Once you’ve identified your unhelpful conclusions, it’s time to challenge them and you do this by asking for evidence. Ask yourself:

  • What factual evidence do I have that it’s better to delay writing rather than do it now?
  • How can I prove to myself that tomorrow will be a better day to start my writing than today?
  • Is it really true that I really can’t move on from – for example – the planning phase and make a small start now?
  • Is there really nothing I can do to move my project forwards just a small step?
  • What evidence do I have to prove that I’ll feel better/less tired/more prepared later down the line?

>> Read more: Eight types of negative thinking that hold you back as a writer and how you can overcome them

Still not sure you’re procrastinating? Test, don’t accept.

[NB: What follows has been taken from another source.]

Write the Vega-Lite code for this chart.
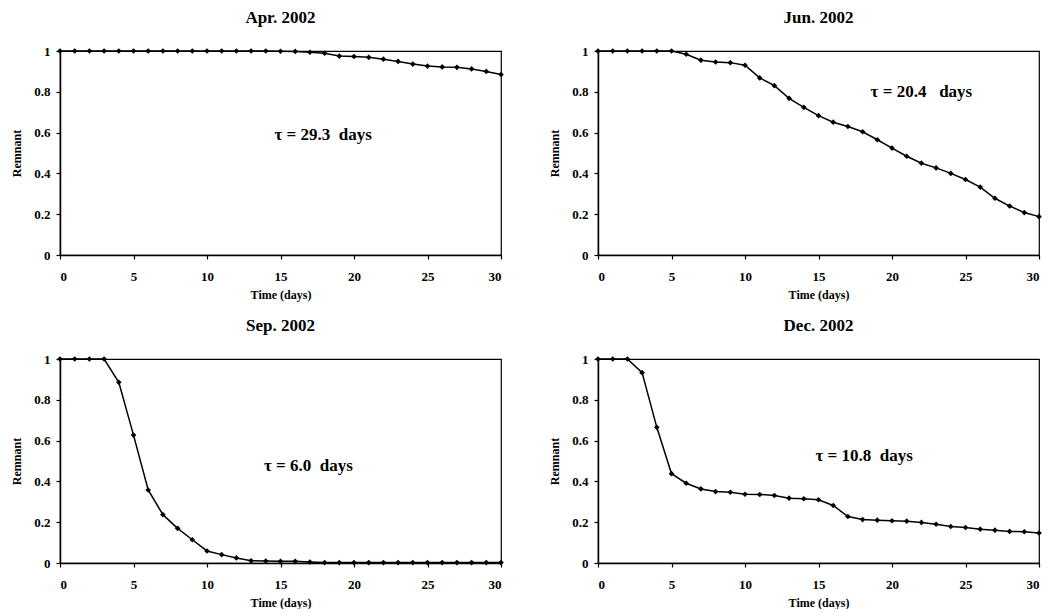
{
  "$schema": "https://vega.github.io/schema/vega-lite/v6.json",
  "padding": {"left": 10, "top": 8, "right": 0, "bottom": 0},
  "background": "white",
  "bounds": "flush",
  "columns": 2,
  "spacing": {"row": 104, "column": 97},
  "datasets": {
    "apr": [
      {"t": 0, "r": 1}, {"t": 1, "r": 1}, {"t": 2, "r": 1}, {"t": 3, "r": 1}, {"t": 4, "r": 1},
      {"t": 5, "r": 1}, {"t": 6, "r": 1}, {"t": 7, "r": 1}, {"t": 8, "r": 1}, {"t": 9, "r": 1},
      {"t": 10, "r": 1}, {"t": 11, "r": 1}, {"t": 12, "r": 1}, {"t": 13, "r": 1}, {"t": 14, "r": 1},
      {"t": 15, "r": 0.999}, {"t": 16, "r": 0.998}, {"t": 17, "r": 0.994}, {"t": 18, "r": 0.989}, {"t": 19, "r": 0.975},
      {"t": 20, "r": 0.973}, {"t": 21, "r": 0.969}, {"t": 22, "r": 0.96}, {"t": 23, "r": 0.949}, {"t": 24, "r": 0.936},
      {"t": 25, "r": 0.926}, {"t": 26, "r": 0.922}, {"t": 27, "r": 0.92}, {"t": 28, "r": 0.912}, {"t": 29, "r": 0.9},
      {"t": 30, "r": 0.885}
    ],
    "jun": [
      {"t": 0, "r": 1}, {"t": 1, "r": 1}, {"t": 2, "r": 1}, {"t": 3, "r": 1}, {"t": 4, "r": 1},
      {"t": 5, "r": 1}, {"t": 6, "r": 0.984}, {"t": 7, "r": 0.955}, {"t": 8, "r": 0.946}, {"t": 9, "r": 0.943},
      {"t": 10, "r": 0.93}, {"t": 11, "r": 0.868}, {"t": 12, "r": 0.83}, {"t": 13, "r": 0.768}, {"t": 14, "r": 0.724},
      {"t": 15, "r": 0.683}, {"t": 16, "r": 0.651}, {"t": 17, "r": 0.63}, {"t": 18, "r": 0.604}, {"t": 19, "r": 0.565},
      {"t": 20, "r": 0.524}, {"t": 21, "r": 0.484}, {"t": 22, "r": 0.45}, {"t": 23, "r": 0.427}, {"t": 24, "r": 0.4},
      {"t": 25, "r": 0.37}, {"t": 26, "r": 0.333}, {"t": 27, "r": 0.278}, {"t": 28, "r": 0.24}, {"t": 29, "r": 0.208},
      {"t": 30, "r": 0.188}
    ],
    "sep": [
      {"t": 0, "r": 1}, {"t": 1, "r": 1}, {"t": 2, "r": 1}, {"t": 3, "r": 1}, {"t": 4, "r": 0.886},
      {"t": 5, "r": 0.627}, {"t": 6, "r": 0.358}, {"t": 7, "r": 0.237}, {"t": 8, "r": 0.17}, {"t": 9, "r": 0.114},
      {"t": 10, "r": 0.059}, {"t": 11, "r": 0.041}, {"t": 12, "r": 0.025}, {"t": 13, "r": 0.011}, {"t": 14, "r": 0.01},
      {"t": 15, "r": 0.008}, {"t": 16, "r": 0.008}, {"t": 17, "r": 0.005}, {"t": 18, "r": 0.002}, {"t": 19, "r": 0.002},
      {"t": 20, "r": 0.002}, {"t": 21, "r": 0.002}, {"t": 22, "r": 0.002}, {"t": 23, "r": 0.002}, {"t": 24, "r": 0.002},
      {"t": 25, "r": 0.002}, {"t": 26, "r": 0.002}, {"t": 27, "r": 0.002}, {"t": 28, "r": 0.002}, {"t": 29, "r": 0.002},
      {"t": 30, "r": 0.002}
    ],
    "dec": [
      {"t": 0, "r": 1}, {"t": 1, "r": 1}, {"t": 2, "r": 1}, {"t": 3, "r": 0.933}, {"t": 4, "r": 0.665},
      {"t": 5, "r": 0.438}, {"t": 6, "r": 0.391}, {"t": 7, "r": 0.363}, {"t": 8, "r": 0.35}, {"t": 9, "r": 0.347},
      {"t": 10, "r": 0.337}, {"t": 11, "r": 0.336}, {"t": 12, "r": 0.331}, {"t": 13, "r": 0.318}, {"t": 14, "r": 0.315},
      {"t": 15, "r": 0.31}, {"t": 16, "r": 0.282}, {"t": 17, "r": 0.228}, {"t": 18, "r": 0.213}, {"t": 19, "r": 0.21},
      {"t": 20, "r": 0.207}, {"t": 21, "r": 0.205}, {"t": 22, "r": 0.199}, {"t": 23, "r": 0.19}, {"t": 24, "r": 0.179},
      {"t": 25, "r": 0.174}, {"t": 26, "r": 0.166}, {"t": 27, "r": 0.161}, {"t": 28, "r": 0.155}, {"t": 29, "r": 0.153},
      {"t": 30, "r": 0.147}
    ],
    "notes": [
      {"panel": "apr", "t": 17.9, "r": 0.59, "label": "τ = 29.3\u00a0\u00a0days"},
      {"panel": "jun", "t": 22.0, "r": 0.8, "label": "τ = 20.4\u00a0\u00a0\u00a0days"},
      {"panel": "sep", "t": 16.9, "r": 0.474, "label": "τ = 6.0\u00a0\u00a0days"},
      {"panel": "dec", "t": 18.1, "r": 0.524, "label": "τ = 10.8\u00a0\u00a0days"}
    ]
  },
  "concat": [
    {
      "title": "Apr. 2002",
      "width": 441, "height": 204,
      "encoding": {
        "x": {"field": "t", "type": "quantitative", "scale": {"domain": [0, 30], "nice": false}, "axis": {"values": [0, 5, 10, 15, 20, 25, 30], "format": "d", "title": "Time (days)"}},
        "y": {"field": "r", "type": "quantitative", "scale": {"domain": [0, 1], "nice": false}, "axis": {"values": [0, 0.2, 0.4, 0.6, 0.8, 1], "format": "~g", "title": "Remnant"}}
      },
      "layer": [
        {"data": {"name": "apr"}, "mark": {"type": "line", "color": "black", "strokeWidth": 1.5}},
        {"data": {"name": "apr"}, "mark": {"type": "point", "shape": "diamond", "filled": true, "size": 32, "color": "black", "opacity": 1}},
        {"data": {"name": "notes"}, "transform": [{"filter": "datum.panel === 'apr'"}],
         "mark": {"type": "text", "font": "Liberation Serif", "fontWeight": "bold", "fontSize": 17, "color": "black"},
         "encoding": {"text": {"field": "label"}}}
      ]
    },
    {
      "title": "Jun. 2002",
      "width": 441, "height": 204,
      "encoding": {
        "x": {"field": "t", "type": "quantitative", "scale": {"domain": [0, 30], "nice": false}, "axis": {"values": [0, 5, 10, 15, 20, 25, 30], "format": "d", "title": "Time (days)"}},
        "y": {"field": "r", "type": "quantitative", "scale": {"domain": [0, 1], "nice": false}, "axis": {"values": [0, 0.2, 0.4, 0.6, 0.8, 1], "format": "~g", "title": "Remnant"}}
      },
      "layer": [
        {"data": {"name": "jun"}, "mark": {"type": "line", "color": "black", "strokeWidth": 1.5}},
        {"data": {"name": "jun"}, "mark": {"type": "point", "shape": "diamond", "filled": true, "size": 32, "color": "black", "opacity": 1}},
        {"data": {"name": "notes"}, "transform": [{"filter": "datum.panel === 'jun'"}],
         "mark": {"type": "text", "font": "Liberation Serif", "fontWeight": "bold", "fontSize": 17, "color": "black"},
         "encoding": {"text": {"field": "label"}}}
      ]
    },
    {
      "title": "Sep. 2002",
      "width": 441, "height": 204,
      "encoding": {
        "x": {"field": "t", "type": "quantitative", "scale": {"domain": [0, 30], "nice": false}, "axis": {"values": [0, 5, 10, 15, 20, 25, 30], "format": "d", "title": "Time (days)"}},
        "y": {"field": "r", "type": "quantitative", "scale": {"domain": [0, 1], "nice": false}, "axis": {"values": [0, 0.2, 0.4, 0.6, 0.8, 1], "format": "~g", "title": "Remnant"}}
      },
      "layer": [
        {"data": {"name": "sep"}, "mark": {"type": "line", "color": "black", "strokeWidth": 1.5}},
        {"data": {"name": "sep"}, "mark": {"type": "point", "shape": "diamond", "filled": true, "size": 32, "color": "black", "opacity": 1}},
        {"data": {"name": "notes"}, "transform": [{"filter": "datum.panel === 'sep'"}],
         "mark": {"type": "text", "font": "Liberation Serif", "fontWeight": "bold", "fontSize": 17, "color": "black"},
         "encoding": {"text": {"field": "label"}}}
      ]
    },
    {
      "title": "Dec. 2002",
      "width": 441, "height": 204,
      "encoding": {
        "x": {"field": "t", "type": "quantitative", "scale": {"domain": [0, 30], "nice": false}, "axis": {"values": [0, 5, 10, 15, 20, 25, 30], "format": "d", "title": "Time (days)"}},
        "y": {"field": "r", "type": "quantitative", "scale": {"domain": [0, 1], "nice": false}, "axis": {"values": [0, 0.2, 0.4, 0.6, 0.8, 1], "format": "~g", "title": "Remnant"}}
      },
      "layer": [
        {"data": {"name": "dec"}, "mark": {"type": "line", "color": "black", "strokeWidth": 1.5}},
        {"data": {"name": "dec"}, "mark": {"type": "point", "shape": "diamond", "filled": true, "size": 32, "color": "black", "opacity": 1}},
        {"data": {"name": "notes"}, "transform": [{"filter": "datum.panel === 'dec'"}],
         "mark": {"type": "text", "font": "Liberation Serif", "fontWeight": "bold", "fontSize": 17, "color": "black"},
         "encoding": {"text": {"field": "label"}}}
      ]
    }
  ],
  "config": {
    "font": "Liberation Serif",
    "view": {"stroke": "black", "strokeWidth": 1.2},
    "axis": {
      "grid": false, "domainColor": "black", "domainWidth": 1.5, "tickColor": "black", "tickSize": 4, "tickWidth": 1.2,
      "labelFont": "Liberation Serif", "labelFontWeight": "bold", "labelFontSize": 13, "labelColor": "black",
      "titleFont": "Liberation Serif", "titleFontWeight": "bold", "titleFontSize": 12, "titleColor": "black"
    },
    "axisX": {"labelPadding": 11, "titlePadding": 6},
    "axisY": {"labelPadding": 6, "titlePadding": 10},
    "title": {"font": "Liberation Serif", "fontWeight": "bold", "fontSize": 17, "color": "black", "offset": 18, "anchor": "middle"}
  }
}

If, after asking yourself these questions you’re still in two minds, it’s time to test.

Conduct an experiment on yourself to see if what you predict about your ability to complete your writing task is true or not. For example, if you believe you need to put off writing because you’re feeling too tired – don’t accept it, test out whether that’s true:

  • First, rate how tired you feel on a score of 0 to 10, then spend just five or ten minutes writing.
  • Afterwards, re-rate how you feel and evaluate what you’ve achieved over that short period of time.
  • If you feel okay – you might want to continue. If you don’t and really are dog-tired – rest up and stop feeling guilty!

Often this experiment shows you can get some writing done and feel more energised as a result. But remember, experimenting isn’t about grinding it out when you’re knackered, it’s about testing whether the assumptions you make about your abilities are accurate.

Always encourage, never criticise

Remember, the more you blame yourself for procrastinating the more demotivated you’ll feel and the more likely you’ll be to continue making procrastination excuses. You’ll soon be trapped in a cycle of delay, guilt and inaction.

Instead, when you think about your procrastination, try turning self-criticism into motivational self-talk. Encourage and motivate yourself – speak to yourself as you would a friend who was in the same situation as we tend to be less critical of others than ourselves.

Procrastination can be beaten – but only if you understand it

Procrastination comes in many different forms and some are more obvious than others – but both can lead to negativity and despair.

Stopping procrastination for good starts by understanding it. It’s only by identifying the procrastination tendencies that you have – finding out what activities you do instead of doing the writing – that you find a way to categorise it, test and experiment what works for you and gain control.